Three deals symbolized storage trends in 2008

20.12.2008

But in addition to the trend toward disconnecting logical from physical resources, there were a handful of acquisitions this year that signaled other trends in storage world.

1. Brocade-Foundry

On Dec. 19, Brocade Communications and Foundry Networks completed a deal they had announced in July before navigating the roughest waters the financial and credit markets have seen in a generation. The merger, now valued at $2.6 billion, is intended to address a coming merger of SAN (storage area network) and LAN technology.

SAN builders have long relied on Fibre Channel, a specialized networking technology designed not to drop packets. But in most cases, the rest of the enterprise network is based on Ethernet, which is cheaper than Fibre Channel and now available at higher speeds. Maintaining both requires more adapters on storage equipment and adds to an IT department's workload. The two types of networks are headed toward gradual consolidation under the FCOE (Fiber Channel Over Ethernet) standard, which is intended to make Ethernet reliable enough for storage networks. Then, Ethernet can be the network of choice across data centers and keep getting faster.
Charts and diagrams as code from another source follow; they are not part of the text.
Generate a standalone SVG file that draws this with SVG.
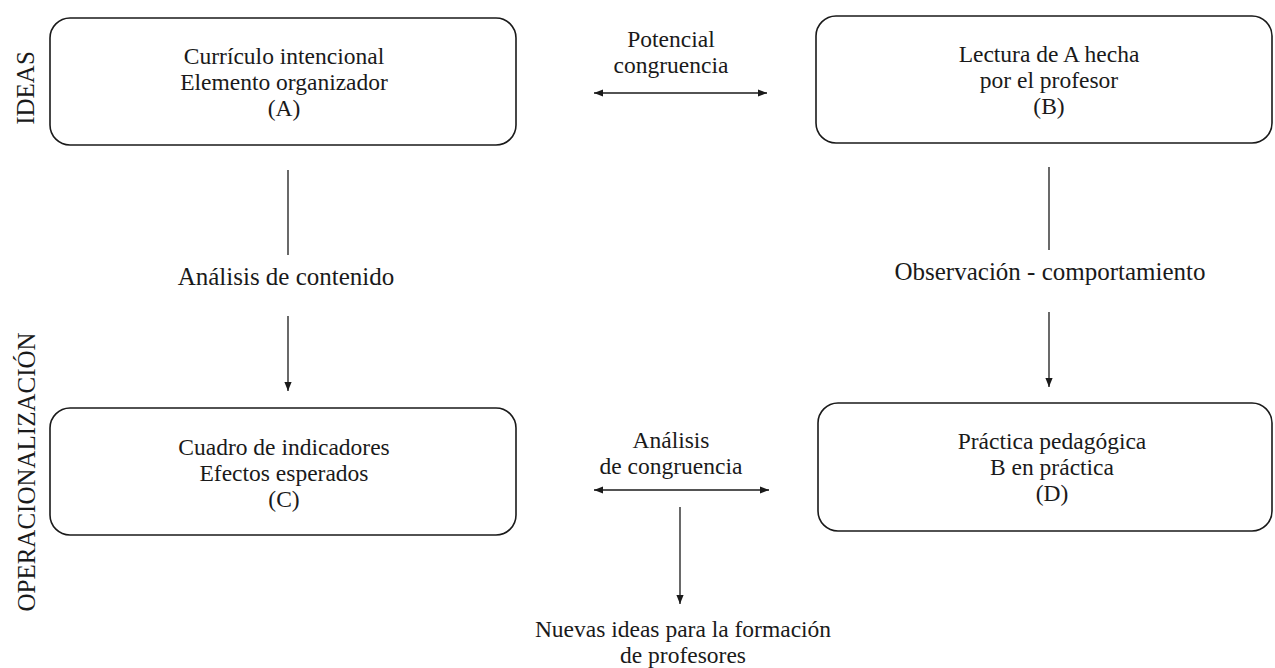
<svg xmlns="http://www.w3.org/2000/svg" width="1275" height="668" viewBox="0 0 1275 668">
<style>
.box{fill:none;stroke:#1a1a1a;stroke-width:1.6}
.t{font-family:'Liberation Serif','Times New Roman',serif;font-size:23.5px;fill:#1a1a1a;text-anchor:middle}
.big{font-size:25px}
.c{stroke:#1a1a1a;stroke-width:1.3;fill:none}
</style>
<defs>
<marker id="ah" viewBox="0 0 10 10" refX="10" refY="5" markerWidth="9" markerHeight="9" markerUnits="userSpaceOnUse" orient="auto-start-reverse">
<path d="M0,1 L10,5 L0,9 Z" fill="#1a1a1a"/>
</marker>
</defs>
<rect width="1275" height="668" fill="#ffffff"/>
<g id="label-ideas">
<text class="t big" x="34" y="88" transform="rotate(-90 34 88)">IDEAS</text>
</g>
<g id="label-operacionalizacion">
<text class="t big" x="35" y="472" transform="rotate(-90 35 472)">OPERACIONALIZACIÓN</text>
</g>
<g id="node-A">
<rect class="box" x="50" y="18" width="466" height="127" rx="20"/>
<text class="t"><tspan x="284" y="64">Currículo intencional</tspan><tspan x="284" y="90">Elemento organizador</tspan><tspan x="284" y="116">(A)</tspan></text>
</g>
<g id="node-B">
<rect class="box" x="816" y="16" width="456" height="127" rx="20"/>
<text class="t"><tspan x="1049" y="62">Lectura de A hecha</tspan><tspan x="1049" y="88">por el profesor</tspan><tspan x="1049" y="114">(B)</tspan></text>
</g>
<g id="node-C">
<rect class="box" x="50" y="408" width="466" height="127" rx="20"/>
<text class="t"><tspan x="284" y="455">Cuadro de indicadores</tspan><tspan x="284" y="481">Efectos esperados</tspan><tspan x="284" y="507">(C)</tspan></text>
</g>
<g id="node-D">
<rect class="box" x="818" y="403" width="454" height="128" rx="20"/>
<text class="t"><tspan x="1052" y="449">Práctica pedagógica</tspan><tspan x="1052" y="475">B en práctica</tspan><tspan x="1052" y="501">(D)</tspan></text>
</g>
<g id="label-nuevas">
<text class="t"><tspan x="683" y="637">Nuevas ideas para la formación</tspan><tspan x="683" y="663">de profesores</tspan></text>
</g>
<g id="connectors">
<line class="c" x1="594" y1="93" x2="767" y2="93" marker-start="url(#ah)" marker-end="url(#ah)"/>
<text class="t"><tspan x="671" y="47">Potencial</tspan><tspan x="671" y="73">congruencia</tspan></text>
<line class="c" x1="288" y1="170" x2="288" y2="255"/>
<text class="t big" x="286" y="285">Análisis de contenido</text>
<line class="c" x1="288" y1="316" x2="288" y2="391" marker-end="url(#ah)"/>
<line class="c" x1="1049" y1="167" x2="1049" y2="250"/>
<text class="t big" x="1050" y="280">Observación -  comportamiento</text>
<line class="c" x1="1049" y1="312" x2="1049" y2="387" marker-end="url(#ah)"/>
<line class="c" x1="594" y1="490" x2="769" y2="490" marker-start="url(#ah)" marker-end="url(#ah)"/>
<text class="t"><tspan x="671" y="448">Análisis</tspan><tspan x="671" y="474">de congruencia</tspan></text>
<line class="c" x1="680" y1="507" x2="680" y2="604" marker-end="url(#ah)"/>
</g>
</svg>
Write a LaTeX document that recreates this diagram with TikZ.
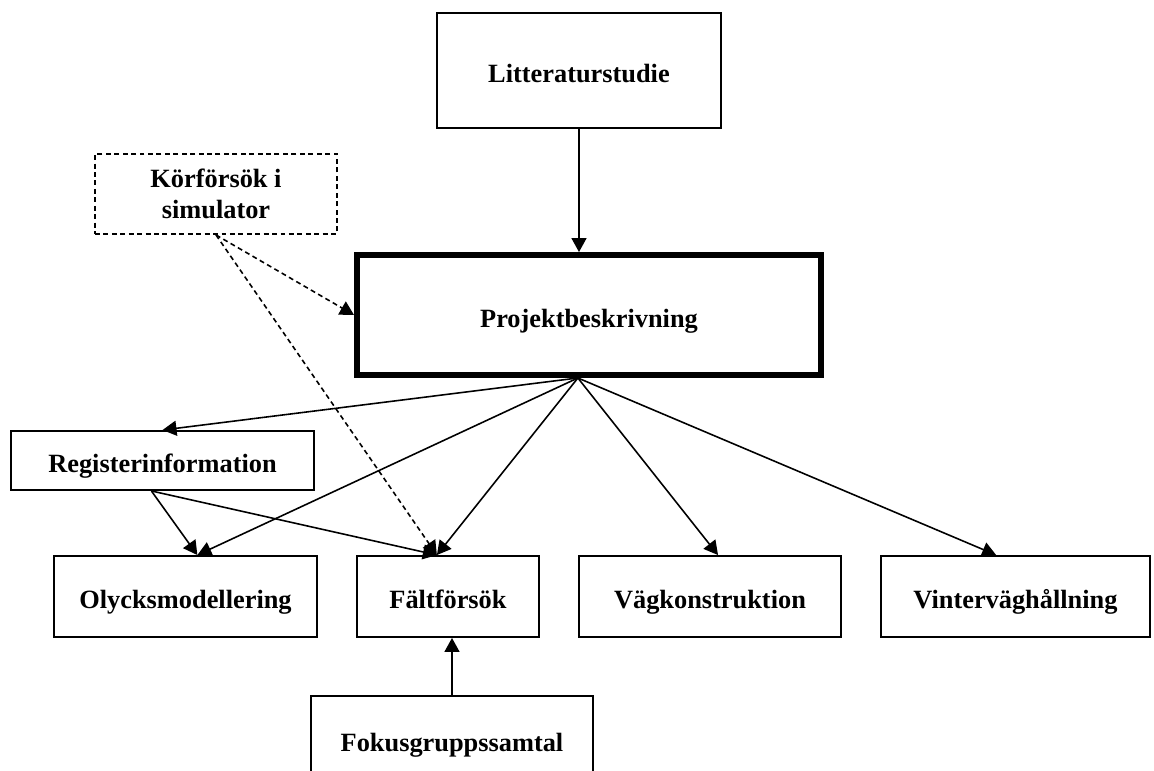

Brocade wasn't the only company thinking this way. Cisco, which will be the main competitive target of the merged company, bought out Nuova Systems in April and simultaneously announced a line of routing switches designed to connect the whole data center. The flagship Nexus 7000, which Cisco has positioned as one of its most important products ever, is built to scale to 15T bps (bits per second) and has a virtualized version of IOS (Internetwork Operating System) called NX OS. Like the combination of Brocade and Foundry, the Nexus line is likely to help enterprises virtualize their storage and computing resources and eventually streamline networking and management.